"Rise up with the sun, water the garden, feed the animals, and visit the town all before sunrise!"
Or something of that nature. This is an indirect quote from a magazine ad for the Gameboy game 'Harvest Moon GB' dating back to 1998, though which magazine and month it's from I do not know. But it was a quote that flipped on a switch inside my head that screamed "You HAVE to play this game; It's right up your alley."
The ad was double-billed with another Natsume release from that year—Legend of the River King GB—and was featured in the same magazine that also advertised Pokemon Red Version and Pokemon Blue Version, though again as previously mentioned I do not remember the specifics of this particular magazine. However, I really wish I did because I'd love to find a copy and flip through it again.
I vaguely remember reading a snippet of the ad that also mentioned that a Super Nintendo version existed, and seeing as it was 1998 and that Super Nintendo games were still available for rent, my eleven-year-old thought process was something like, "Well if there is a SNES version then it must be available to rent."
So that following Saturday, August 2nd—My grandmother's birthday—we headed out to town after a somewhat eventful morning involving a garter snake my father encountered while cleaning out some brush. After running some errands, we stopped at the new Hollywood Video that had just opened at the beginning of the year. My first rental was Resident Evil 2, and man did that ever set off a hilarious chain of events, but that's a ReCollection for another time.
We stopped at Hollywood Video and I was sent inside with my nephew who had been staying with us since March. Given enough money to cover the rental, we trekked across the parking lot and made our way through the entrance, banked a hard left to the video game section, passed the Nintendo 64 games, and went right for the dwindling SNES selection. Sure enough, there it was: Harvest Moon for the Super Nintendo, something I surely had looked over as now had the Nintendo 64 and a Playstation as of the previous Christmas.
To this day, just looking at the cover art for this game sparks an incredibly warm feeling that I associate specifically with 1998, particularly that of the holiday season and two notable video games that will get their own ReCollections in the future.
Probably the most surprising part was the fact that the game was still available for rent. Usually, when I'd look for something specific, it'd always be rented out. And while Harvest Moon would eventually end up stolen upon trying to rent it in the future, I did get a good couple of week-long rentals worth from it while it was available.
In Harvest Moon, you play as a young farmer that inherits his deceased grandfather's farm and you are tasked with reviving it in two and a half year's time, at which time you'd be evaluated by your parents and be granted one of several different endings depending on what you managed to accomplish during that time period.
Harvest Moon SNES differs from almost every other game in the series in that it has an ending that upon reaching it, your time with that particular save file is done and you need to start over. Now while it was possible to flat-out lose your farm if you did poorly in some of the earlier titles—namely Harvest Moon 64 and Harvest Moon Back to Nature—the only other game to flat-out end your progress was Harvest Moon: A Wonderful Life, which had a legitimate ending(though that too would be changed in improved releases, including the upcoming remake!)

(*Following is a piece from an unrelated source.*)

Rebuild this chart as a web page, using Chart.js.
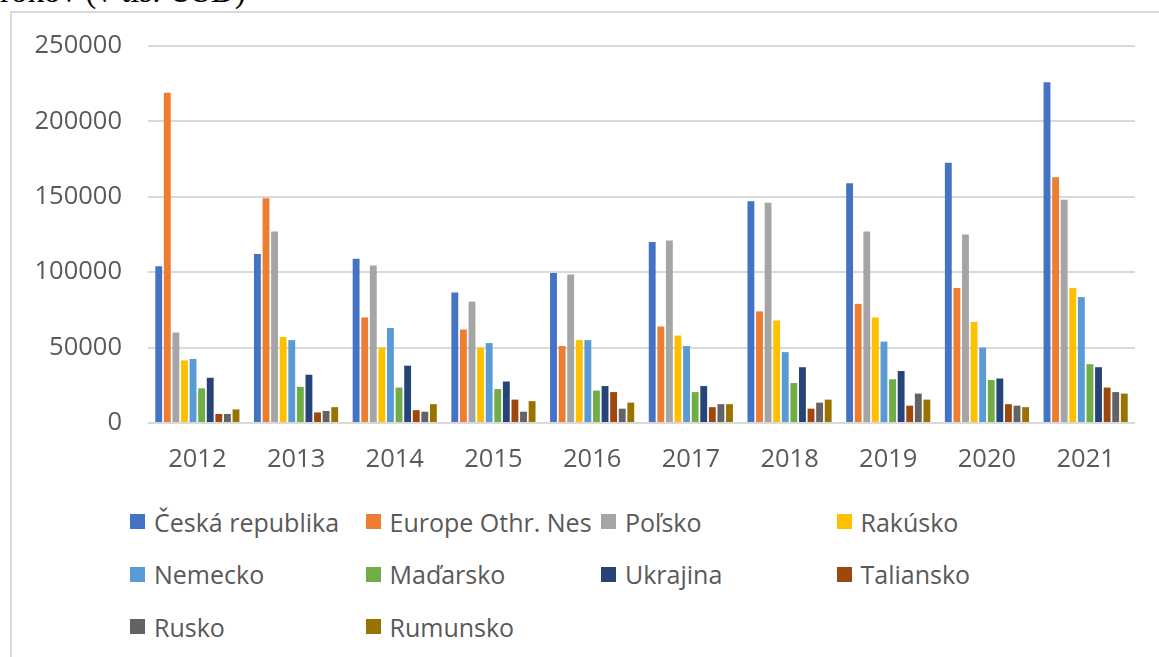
<!DOCTYPE html>
<html>
<head>
<meta charset="utf-8">
<script src="https://cdn.jsdelivr.net/npm/chart.js@4.4.1/dist/chart.umd.min.js"></script>
<style>
  html, body { margin: 0; padding: 0; background: #fff; }
  body { width: 1159px; height: 657px; position: relative; overflow: hidden; }
  #caption {
    position: absolute; left: 0; top: -25px;
    font-family: "Liberation Serif", "Times New Roman", serif;
    font-size: 33px; line-height: 32px; color: #000; white-space: nowrap;
  }
  #frame {
    position: absolute; left: 10px; top: 11px; width: 1200px; height: 700px;
    border-left: 2px solid #d9d9d9; border-top: 2px solid #d9d9d9;
  }
  #chart-box { position: absolute; left: 0; top: 0; width: 1159px; height: 490px; }
  #legend {
    position: absolute; left: 130px; top: 508px;
    display: grid; grid-template-columns: 235.5px 235.5px 235.5px 235.5px;
    grid-auto-rows: 52.5px;
    font-family: "Open Sans", sans-serif; font-size: 25px; color: #595959;
  }
  .legend-item { display: flex; align-items: center; height: 27px; white-space: nowrap; }
  .legend-box { width: 15px; height: 15px; margin-right: 9px; flex: none; }
</style>
</head>
<body>
<div id="caption">rokov (v tis. USD)</div>
<div id="frame"></div>
<div id="chart-box"><canvas id="trade-chart" width="1159" height="490"></canvas></div>
<div id="legend"></div>

<script>
var years = ['2012', '2013', '2014', '2015', '2016', '2017', '2018', '2019', '2020', '2021'];
var yTicks = [0, 50000, 100000, 150000, 200000, 250000];

var ceskaRepublika = [104000, 112000, 109000, 86500, 99500, 120000, 147000, 159000, 172500, 226000];
var europeOthrNes = [219000, 149000, 70000, 62000, 51000, 64000, 74000, 79000, 89500, 163000];
var polsko = [60000, 127000, 104500, 80500, 98500, 121000, 146000, 127000, 125000, 148000];
var rakusko = [41500, 57000, 50000, 50000, 55000, 58000, 68000, 70000, 67000, 89500];
var nemecko = [42500, 55000, 63000, 53000, 55000, 51000, 47000, 54000, 50000, 83500];
var madarsko = [23000, 24000, 23500, 22500, 21500, 20500, 26500, 29000, 28500, 39000];
var ukrajina = [30000, 32000, 38000, 27500, 24500, 24500, 37000, 34500, 29500, 37000];
var taliansko = [6000, 7000, 8500, 15500, 20500, 10500, 9500, 11500, 12500, 23500];
var rusko = [6000, 8000, 7500, 7500, 9500, 12500, 13500, 19500, 11500, 20500];
var rumunsko = [9000, 10500, 12500, 14500, 13500, 12500, 15500, 15500, 10500, 19500];

var seriesNames = ['Česká republika', 'Europe Othr. Nes', 'Poľsko', 'Rakúsko', 'Nemecko',
  'Maďarsko', 'Ukrajina', 'Taliansko', 'Rusko', 'Rumunsko'];
var seriesData = [ceskaRepublika, europeOthrNes, polsko, rakusko, nemecko,
  madarsko, ukrajina, taliansko, rusko, rumunsko];
var seriesColors = ['#4472c4', '#ed7d31', '#a5a5a5', '#ffc000', '#5b9bd5',
  '#70ad47', '#264478', '#9e480e', '#636363', '#997300'];

function buildLegend(chart) {
  var box = document.getElementById('legend');
  box.innerHTML = '';
  chart.data.datasets.forEach(function(ds) {
    var item = document.createElement('div');
    item.className = 'legend-item';
    var swatch = document.createElement('span');
    swatch.className = 'legend-box';
    swatch.style.background = ds.backgroundColor;
    var label = document.createElement('span');
    label.textContent = ds.label;
    item.appendChild(swatch);
    item.appendChild(label);
    box.appendChild(item);
  });
}

document.addEventListener('DOMContentLoaded', function() {
  var datasets = [];
  for (var i = 0; i < seriesNames.length; i++) {
    datasets.push({
      label: seriesNames[i],
      data: seriesData[i],
      backgroundColor: seriesColors[i],
      borderWidth: 0,
      barPercentage: 0.8,
      categoryPercentage: 0.87
    });
  }

  var chart = new Chart(document.getElementById('trade-chart'), {
    type: 'bar',
    data: {
      labels: years,
      datasets: datasets
    },
    options: {
      responsive: false,
      animation: false,
      layout: {
        padding: { top: 46, right: 24, left: 0, bottom: 0 }
      },
      plugins: {
        legend: { display: false },
        tooltip: { enabled: false }
      },
      scales: {
        x: {
          grid: { display: false, drawTicks: false },
          border: { display: false },
          ticks: {
            color: '#595959',
            padding: 21,
            font: { family: 'Open Sans', size: 25.5 }
          },
          afterFit: function(scale) { scale.height = 67; }
        },
        y: {
          min: 0,
          max: 250000,
          afterBuildTicks: function(scale) {
            scale.ticks = yTicks.map(function(v) { return { value: v }; });
          },
          grid: { color: '#d9d9d9', lineWidth: 2, drawTicks: false },
          border: { display: false },
          ticks: {
            color: '#595959',
            padding: 26,
            font: { family: 'Open Sans', size: 25.5 },
            callback: function(value) { return String(value); }
          },
          afterFit: function(scale) { scale.width = 148; }
        }
      }
    }
  });

  buildLegend(chart);
});
</script>
</body>
</html>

I had named my first farmer "Goku", and as I blazed through the early days of the game with little regard to anything but clearing land and growing crops, days ended pretty quickly, be it due to my not realizing that you could restore your stamina in the hot spring or just wanting to progress through the seasons and see what each brought to the table.
I remember my nephew encouraging me to keep watering a single tomato in expectancy of it growing to much larger sizes, something that wouldn't become a feature in the series until much, much further down the road. Nothing happened obviously, but it was one of those things that stuck with me after all these years.
Oh, and accidentally leaving a chicken outside without protection. Hearing that startled "bugock!" during the screen transition, waking up the next morning to find just the bird's feathers. The only remnants of the chicken after a wild dog attacked it during the night.
Though I'd go on to rent Harvest Moon for the SNES a few more times, even into 1999 after I had received the GB version the previous Christmas, eventually the copy Hollywood Video stopped appearing available for rent, no doubt stolen by someone that had become aware of the game's increasing value in the aftermarket. I had never seen the game available for purchase when it was brand new either, only after coming across it secondhand at Media Play. I did eventually get my own copy of it courtesy of my nephew, which was pictured above.
It remains the most valuable video game in my collection.
I do still have my original copy of Harvest Moon GB that I got for Christmas in 1998, though the original box and booklet are long gone, replaced with a plastic repro, which unfortunately was only for the GBC re-release.